Plaintiffs Respond to Texas’ Attempt to Stall Foster Care Reforms: ‘It is time to … fix what has long been broken’

(Houston, TX) – Texas filed a notice of appeal as well as a motion to stay in response to Senior U.S. District Judge Janis Graham Jack’s ruling that declared the state must make targeted changes to its foster care system. In turn, Paul Yetter, lead trial lawyer for the plaintiffs in M.D. v. Perry, issued the following statement:

“When a federal court finds that a foster care system has been hurting the very kids that it is supposed to protect, it is time to stop stalling and fix what has long been broken. We will vigorously oppose Texas’ latest efforts to defend a system that allows thousands of our children to suffer abuse, neglect and instability.”

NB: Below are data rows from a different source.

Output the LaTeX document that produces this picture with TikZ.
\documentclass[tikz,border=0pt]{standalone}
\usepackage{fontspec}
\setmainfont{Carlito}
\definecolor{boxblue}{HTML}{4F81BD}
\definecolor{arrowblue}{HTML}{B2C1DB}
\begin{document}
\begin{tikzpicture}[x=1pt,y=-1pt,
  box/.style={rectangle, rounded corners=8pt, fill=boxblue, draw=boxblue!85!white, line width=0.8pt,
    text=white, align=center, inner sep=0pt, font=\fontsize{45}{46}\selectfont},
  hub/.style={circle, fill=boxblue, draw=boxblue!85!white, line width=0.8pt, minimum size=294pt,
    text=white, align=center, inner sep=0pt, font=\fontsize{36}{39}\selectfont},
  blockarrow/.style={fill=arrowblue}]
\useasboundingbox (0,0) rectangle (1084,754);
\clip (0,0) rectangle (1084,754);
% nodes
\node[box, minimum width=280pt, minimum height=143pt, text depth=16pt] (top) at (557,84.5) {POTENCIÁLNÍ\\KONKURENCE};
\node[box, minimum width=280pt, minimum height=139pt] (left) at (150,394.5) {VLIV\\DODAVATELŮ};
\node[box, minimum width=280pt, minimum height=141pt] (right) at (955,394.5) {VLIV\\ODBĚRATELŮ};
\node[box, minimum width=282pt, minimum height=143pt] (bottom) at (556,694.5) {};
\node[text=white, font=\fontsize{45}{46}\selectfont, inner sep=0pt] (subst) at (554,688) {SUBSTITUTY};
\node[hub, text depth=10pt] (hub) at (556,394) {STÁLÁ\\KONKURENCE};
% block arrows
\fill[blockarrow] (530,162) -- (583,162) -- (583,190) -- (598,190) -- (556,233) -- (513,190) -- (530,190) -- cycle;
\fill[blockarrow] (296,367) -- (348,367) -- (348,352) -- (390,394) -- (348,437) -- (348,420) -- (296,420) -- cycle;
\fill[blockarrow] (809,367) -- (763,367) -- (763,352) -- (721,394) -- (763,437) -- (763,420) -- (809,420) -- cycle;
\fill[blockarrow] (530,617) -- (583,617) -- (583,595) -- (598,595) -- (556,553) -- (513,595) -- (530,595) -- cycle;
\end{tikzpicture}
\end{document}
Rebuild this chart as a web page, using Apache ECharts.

Children’s Rights and Texas co-counsel Haynes and Boone, LLP and Yetter Coleman LLP brought M.D. v. Perry in 2011 on behalf of 12,000 children in permanent foster care, or permanent managing conservatorship (PMC). Following a two-week trial in December 2014, Judge Jack ruled on December 17, 2015 in favor of plaintiff children, noting the state put kids at risk because of high caseloads, dangerous foster group homes, inadequate investigations into abuse and neglect reports and a lack of placement options. The decision allowed 30 days for the court to hold a hearing to select an “independent Special Master,” and stated that within 180 days of selecting the “Special Master,” that person would present an “Implementation Plan to reform Texas’s foster care system.”